Hannover hatte einst sehr viele Musikkneipen, leider sind die meisten davon verschwunden. Da gab es unter anderem die Philharmonie, Offenbachs Keller, das Leine-Domicil und eben auch den Flohcircus. Dort traf man sich, genoss seine Getränke und konnte für wenig Geld wunderbare Konzerte erleben, fast schon in familiärer Atmosphäre. Man war den Künstlern hautnah, im wahrsten Sinne des Wortes. Das war etwas ganz Anderes als in den großen, ungemütlichen Konzerthallen.
Über den Flohcircus will ich hier berichten. Dieser befand sich am Rande der hannoverschen Altstadt, am Ufer der Leine, dort wo jeden Sonnabend der Flohmarkt stattfindet. Daher hatte der Laden auch seinen Namen. Er befand sich in der ersten Etage des Hauses „Am hohen Ufer 3 A“. Oft fanden an den Tagen, an denen Flohmarkt war, also samstags, schon mittags Konzerte statt. Der Flohcircus war eine feste Bühne für die Rockstars der Stadt und darüber hinaus. Unter anderem traten hier the Rubettes, Showwaddywaddy, Chris Norman, The Sweet und Suzi Quatro auf. Letztere sah man auch dort, wenn sie kein Konzert gab. Heutzutage ist das unvorstellbar. Aber das waren andere Zeiten damals. Auf You Tube findet man einige Videos davon. Ein Konzert mit Frank Zander ist mir noch besonders in Erinnerung. Ich habe ihn öfters live erlebt, aber nie so nah wie im Flohcircus. Man konnte ihm buchstäblich die Hand reichen. Leider musste das Konzert vorzeitig abgebrochen werden, weil irgendein Idiot Wunderkerzen auf die Bühne warf. Keine gute Idee bei dem Holzfußboden! Frank sagte darauf (typisch für ihn): „Ihr könnt alles auf die Bühne werfen: Bierbecher, Unterhosen, sogar Eure Freundin. Aber doch keine Wunderkerzen!“ Ich hatte vollstes Verständnis für seine Reaktion. Nach dem Abbruch konnte man in einem Nebenraum mit ihm sprechen und sich Autogramme holen, was ich auch tat. Ein sehr sympathischer Mensch, den ich noch heutzutage bewundere.

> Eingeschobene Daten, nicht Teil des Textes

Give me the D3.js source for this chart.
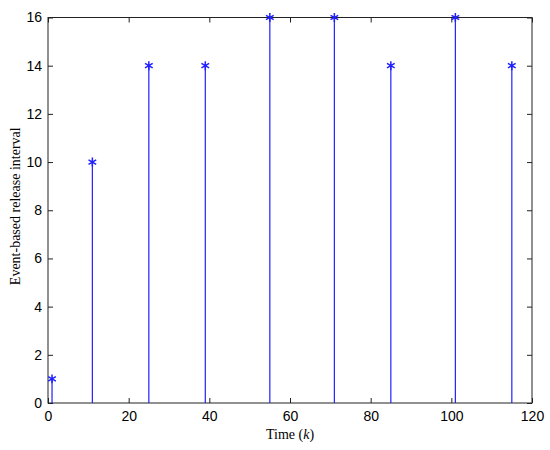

Alles hätte noch ewig so weiter gehen können, wenn es nicht ein Problem gegeben hätte, was viele Kneipen haben, in denen Livemusik geboten wird: Lärmbelästigung und Nachbarn, denen das nicht gefällt. Im Falle von dem Flohcircus war es der Hausmeister der benachbarten Schule, ausgerechnet eine für hörgeschädigte Kinder. Der Mann konnte aber sehr gut hören. Wie bereits erwähnt, befand sich das Lokal im ersten Stock des Gebäudes. Die Bühnenaufbauten und das sonstige Equipment der Bands wurden mit einem Lastenaufzug vom Erdgeschoss nach oben verbracht. Es war ein sehr alter Fahrstuhl, der entsprechend laut war. Genau daran störte sich der Hausmeister und klagte auf Unterlassung. Nach einem jahrelangen Rechtsstreit hatte er Erfolg: Am 30. April 2000 war der letzte Tag vom Flohcircus. Er musste schließen. Da halfen auch keine Unterschriftaktionen der zahlreichen Fans. Auch mir standen die Tränen in den Augen.
Ironischerweise schloss die Schule einige Monate danach. Keine Schule mehr, auch kein Hausmeister. Dennoch wurde der Flohcircus nicht wieder eröffnet. Das Lokal steht seitdem leer. Immer wieder, wenn ich daran vorbei gehe, muss ich an die alten Zeiten denken, als dort das Leben tobte, und bin traurig. Es ist wirklich schade, dass kleine, intime Konzerthallen immer weniger werden, ganz zu schweigen von den günstigen Preisen von damals. Es gibt natürlich noch ein paar kleine Läden in Hannover, wo Livemusik geboten wird, aber nicht mehr in unserer Altstadt.